Zeiten und Bedürfnisse ändern sich und das spiegelt sich eben auch in den Angebotspaletten der Wohngebäudeversicherung wider: So berücksichtigen immer mehr Produkte Schäden an Smart Home-Systemen oder innovativen Umwelttechnologien wie einer Photovoltaikanlage in ihrem Leistungsangebot, oder bieten spezielle Nachhaltigkeits-Bausteine an.

Anknüpfungspunkte für Makler

Auch wenn die steigenden Kosten für Wohngebäudeversicherungen nicht gerade ein attraktiver Aufhänger für Makler sind, sollten sie ihre Kunden dafür sensibilisieren. Viele Immobilienbesitzer unterschätzen die Risiken für künftige Schadenereignisse, wie Umfragen von Verivox und anderen zeigen – und ergo auch die finanzielle Bredouille, in die sie geraten könnten. „Eine Überflutung durch Starkregen kann jeden treffen, an jedem Ort – ganz gleich, ob das Haus nun am Fluss steht oder nicht. Bei der Flutkatastrohe 2021 haben die Überschwemmungen auch viele Hausbesitzer weitab jeglicher Gewässer getroffen“, gibt GDV-Fachfrau Käfer-Rohrbach zu bedenken.

Hier können Makler gezielt anknüpfen, um die Dringlichkeit einer Wohngebäudeversicherung aufzuzeigen. Dabei sollten sie ihre Kunden auf potenzielle Stolperfallen hinweisen, von denen es einige gibt. Dazu zählen im Kleingedruckten versteckte Ausschlusskriterien oder Feinheiten bei Formulierungen und Klauseln, die im Schadenfall einen entscheidenden Unterschied machen.

Zudem können Makler ihren Kunden anbieten, bestehende Wohngebäude-Policen auf wichtige Leistungen hin abzuklopfen. Das kann einen echten Mehrwert bieten, denn vielen ist gar nicht bewusst, welche Schäden sie besser mitversichern sollten: Einige Beispiele sind der Einschluss von Schäden, die durch grobe Fahrlässigkeit entstehen (z.B. unbeaufsichtigt brennende Kerzen), Dienstleistungen wie Transport-, Abbruch- und Aufräumkosten sowie Mehrkosten durch neue Bauauflagen.

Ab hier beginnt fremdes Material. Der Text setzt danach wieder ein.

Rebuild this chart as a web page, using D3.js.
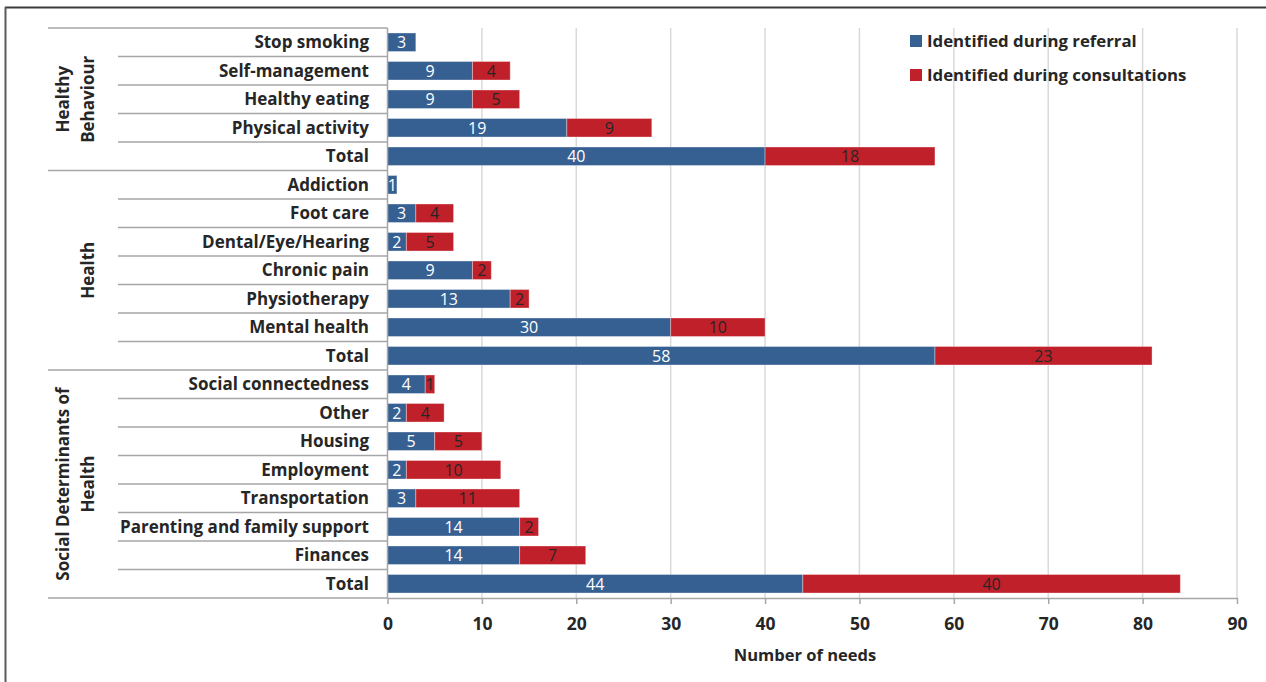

Da sich die Preise von Wohngebäudeversicherungen und damit einhergehender Zusatz-Bausteine stark unterscheiden, ist ein Anbieter-, Leistungs- und Tarifvergleich ein Muss. Makler sollten zudem auf die Option hinweisen, die Prämienkosten durch eine Selbstbehalt-Zahlung zu reduzieren. Diese ergeben auch vor dem Hintergrund Sinn, dass ein Versicherer nach einer Schadensregulierung den Vertrag kündigen kann – selbst bei einer Bagatelle – und neuer Versicherungsschutz ist gerade bei älteren Immobilien oder Immobilien mit Schadensfällen nicht immer leicht zu bekommen. Deswegen ist auch die Kündigung einer bestehenden Police keine gute Idee ist, sofern noch keine neue gesichert ist.